Only lines holding the string "this" are wanted; copy each one from the material.

(Saved data entries)
========================
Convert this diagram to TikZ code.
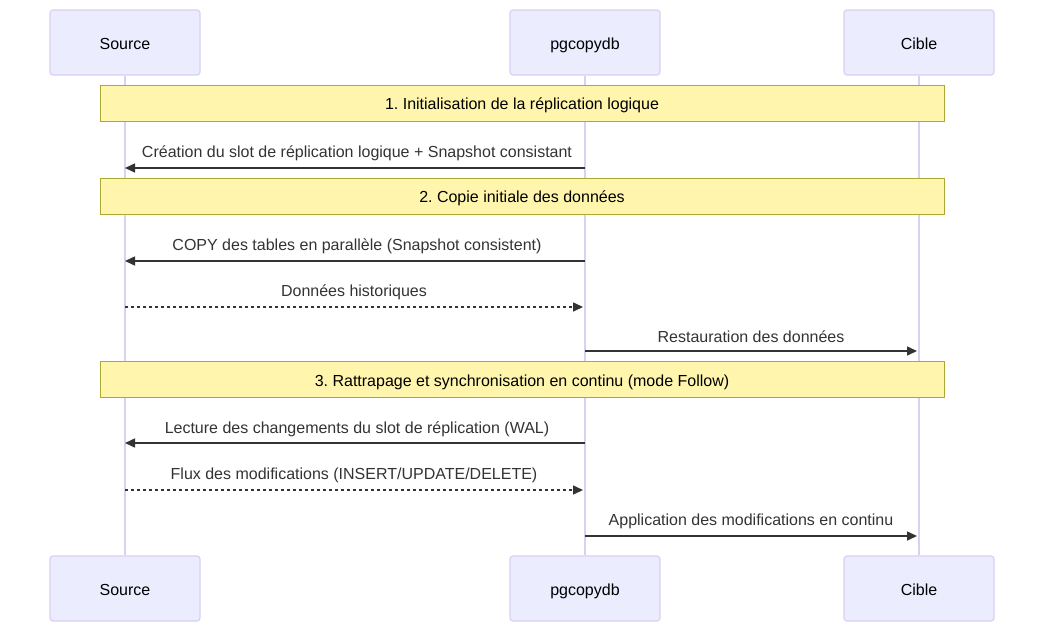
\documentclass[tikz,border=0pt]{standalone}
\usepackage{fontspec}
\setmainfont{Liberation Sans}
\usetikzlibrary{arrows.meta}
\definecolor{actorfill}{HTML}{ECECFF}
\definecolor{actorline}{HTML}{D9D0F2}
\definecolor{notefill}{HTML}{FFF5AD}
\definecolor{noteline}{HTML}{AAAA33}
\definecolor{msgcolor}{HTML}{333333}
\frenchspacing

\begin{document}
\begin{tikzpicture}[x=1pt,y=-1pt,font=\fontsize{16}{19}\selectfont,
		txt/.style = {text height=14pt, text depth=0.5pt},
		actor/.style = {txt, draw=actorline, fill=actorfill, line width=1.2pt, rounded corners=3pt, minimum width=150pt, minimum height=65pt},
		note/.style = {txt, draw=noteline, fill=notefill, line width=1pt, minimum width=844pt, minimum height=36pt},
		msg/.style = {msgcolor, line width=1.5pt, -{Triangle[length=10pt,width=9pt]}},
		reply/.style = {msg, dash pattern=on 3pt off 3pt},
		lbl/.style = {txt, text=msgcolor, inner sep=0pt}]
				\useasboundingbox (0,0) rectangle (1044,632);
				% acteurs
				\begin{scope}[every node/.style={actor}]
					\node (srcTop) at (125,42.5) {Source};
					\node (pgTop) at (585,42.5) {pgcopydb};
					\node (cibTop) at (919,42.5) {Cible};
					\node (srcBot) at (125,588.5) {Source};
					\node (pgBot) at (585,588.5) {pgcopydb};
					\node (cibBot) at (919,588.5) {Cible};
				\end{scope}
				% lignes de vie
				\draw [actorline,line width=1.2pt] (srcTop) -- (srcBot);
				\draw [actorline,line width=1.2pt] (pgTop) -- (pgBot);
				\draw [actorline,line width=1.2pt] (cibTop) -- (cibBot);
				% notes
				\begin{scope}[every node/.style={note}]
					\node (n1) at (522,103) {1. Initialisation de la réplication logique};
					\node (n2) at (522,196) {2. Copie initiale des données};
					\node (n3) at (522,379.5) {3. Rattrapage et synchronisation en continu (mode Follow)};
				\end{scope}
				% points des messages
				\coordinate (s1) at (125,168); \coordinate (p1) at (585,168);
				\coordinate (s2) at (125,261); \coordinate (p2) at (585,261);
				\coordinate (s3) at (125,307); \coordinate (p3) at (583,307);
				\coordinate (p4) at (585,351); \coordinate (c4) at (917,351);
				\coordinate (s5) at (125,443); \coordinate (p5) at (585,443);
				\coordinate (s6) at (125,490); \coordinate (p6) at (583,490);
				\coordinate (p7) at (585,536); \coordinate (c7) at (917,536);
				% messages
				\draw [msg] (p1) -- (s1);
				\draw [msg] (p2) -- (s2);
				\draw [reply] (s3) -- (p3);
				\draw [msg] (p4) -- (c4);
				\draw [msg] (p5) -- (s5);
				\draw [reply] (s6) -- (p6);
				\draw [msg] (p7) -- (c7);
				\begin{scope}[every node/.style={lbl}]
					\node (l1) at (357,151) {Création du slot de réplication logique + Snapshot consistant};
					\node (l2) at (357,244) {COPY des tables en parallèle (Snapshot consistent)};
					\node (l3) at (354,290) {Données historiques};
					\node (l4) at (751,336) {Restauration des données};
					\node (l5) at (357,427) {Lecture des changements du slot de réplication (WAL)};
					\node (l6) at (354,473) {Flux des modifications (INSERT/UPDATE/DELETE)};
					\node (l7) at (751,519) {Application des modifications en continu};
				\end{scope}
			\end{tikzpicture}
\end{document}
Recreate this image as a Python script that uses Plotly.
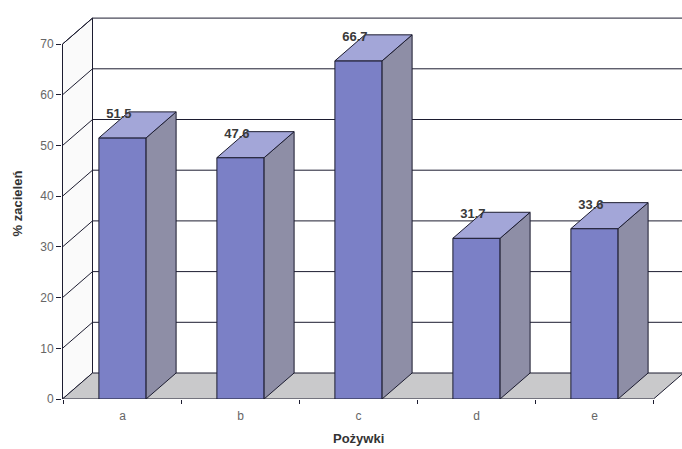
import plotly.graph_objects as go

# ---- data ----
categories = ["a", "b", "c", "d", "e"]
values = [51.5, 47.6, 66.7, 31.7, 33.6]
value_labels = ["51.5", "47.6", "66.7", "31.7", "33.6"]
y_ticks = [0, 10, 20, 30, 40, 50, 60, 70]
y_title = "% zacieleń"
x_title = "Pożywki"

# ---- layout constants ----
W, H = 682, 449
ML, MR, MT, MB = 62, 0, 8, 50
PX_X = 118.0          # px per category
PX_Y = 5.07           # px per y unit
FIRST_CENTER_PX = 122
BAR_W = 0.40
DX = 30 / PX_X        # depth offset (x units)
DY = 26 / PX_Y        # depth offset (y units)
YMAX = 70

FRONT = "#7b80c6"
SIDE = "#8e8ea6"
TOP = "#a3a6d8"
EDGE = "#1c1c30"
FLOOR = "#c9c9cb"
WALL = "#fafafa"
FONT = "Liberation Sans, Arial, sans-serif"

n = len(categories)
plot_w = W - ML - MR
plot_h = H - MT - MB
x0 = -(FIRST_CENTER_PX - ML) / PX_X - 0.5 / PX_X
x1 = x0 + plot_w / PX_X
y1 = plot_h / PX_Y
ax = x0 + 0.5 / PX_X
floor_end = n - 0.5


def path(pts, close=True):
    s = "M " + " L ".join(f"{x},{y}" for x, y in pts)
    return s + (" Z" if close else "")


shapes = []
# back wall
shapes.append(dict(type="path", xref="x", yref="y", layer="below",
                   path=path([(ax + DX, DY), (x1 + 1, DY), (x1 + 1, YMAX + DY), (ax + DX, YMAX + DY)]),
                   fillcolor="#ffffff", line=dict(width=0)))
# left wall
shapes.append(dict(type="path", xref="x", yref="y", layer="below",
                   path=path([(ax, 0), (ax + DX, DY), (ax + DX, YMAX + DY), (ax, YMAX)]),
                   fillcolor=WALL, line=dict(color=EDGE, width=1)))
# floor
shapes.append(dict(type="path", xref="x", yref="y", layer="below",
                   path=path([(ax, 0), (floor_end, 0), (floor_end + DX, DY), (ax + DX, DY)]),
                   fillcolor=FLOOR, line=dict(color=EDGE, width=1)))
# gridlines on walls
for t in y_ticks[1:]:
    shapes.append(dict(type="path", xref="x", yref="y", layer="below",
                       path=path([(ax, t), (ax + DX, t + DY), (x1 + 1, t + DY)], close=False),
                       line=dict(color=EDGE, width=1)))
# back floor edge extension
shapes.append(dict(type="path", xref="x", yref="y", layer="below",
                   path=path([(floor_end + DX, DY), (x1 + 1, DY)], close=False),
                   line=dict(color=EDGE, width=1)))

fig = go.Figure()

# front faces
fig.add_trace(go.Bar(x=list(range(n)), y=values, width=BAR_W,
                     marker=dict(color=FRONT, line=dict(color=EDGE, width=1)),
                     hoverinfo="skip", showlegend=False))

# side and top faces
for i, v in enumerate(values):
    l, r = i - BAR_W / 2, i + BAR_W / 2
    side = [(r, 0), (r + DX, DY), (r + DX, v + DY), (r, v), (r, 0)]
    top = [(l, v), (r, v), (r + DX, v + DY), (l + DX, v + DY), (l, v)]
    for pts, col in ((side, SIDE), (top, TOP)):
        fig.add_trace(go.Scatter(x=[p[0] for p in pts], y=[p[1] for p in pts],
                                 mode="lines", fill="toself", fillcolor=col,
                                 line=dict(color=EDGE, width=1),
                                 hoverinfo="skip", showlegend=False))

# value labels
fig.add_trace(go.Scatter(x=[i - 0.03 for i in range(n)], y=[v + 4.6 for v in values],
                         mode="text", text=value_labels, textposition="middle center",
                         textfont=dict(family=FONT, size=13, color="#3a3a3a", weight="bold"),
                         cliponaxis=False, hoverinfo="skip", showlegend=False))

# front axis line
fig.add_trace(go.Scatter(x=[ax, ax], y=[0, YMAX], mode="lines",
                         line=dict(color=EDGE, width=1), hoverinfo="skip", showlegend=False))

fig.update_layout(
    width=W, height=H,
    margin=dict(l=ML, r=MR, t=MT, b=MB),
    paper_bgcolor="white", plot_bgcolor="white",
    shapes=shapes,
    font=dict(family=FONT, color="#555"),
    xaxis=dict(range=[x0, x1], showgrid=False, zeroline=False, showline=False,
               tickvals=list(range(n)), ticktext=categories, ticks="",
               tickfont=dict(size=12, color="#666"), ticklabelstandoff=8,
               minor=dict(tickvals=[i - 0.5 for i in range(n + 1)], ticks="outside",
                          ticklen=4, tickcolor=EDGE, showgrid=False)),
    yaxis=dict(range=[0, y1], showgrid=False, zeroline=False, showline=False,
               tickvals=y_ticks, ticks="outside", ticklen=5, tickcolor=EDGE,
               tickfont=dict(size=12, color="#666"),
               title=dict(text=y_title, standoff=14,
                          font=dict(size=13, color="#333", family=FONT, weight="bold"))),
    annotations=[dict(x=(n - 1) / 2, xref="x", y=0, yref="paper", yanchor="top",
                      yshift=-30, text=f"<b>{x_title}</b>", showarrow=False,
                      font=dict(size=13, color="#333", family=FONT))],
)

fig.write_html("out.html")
========================
=== ANSWER TO THE PROBLEM ===
Convert this diagram to TikZ code.
Recreate this image as a Python script that uses Plotly.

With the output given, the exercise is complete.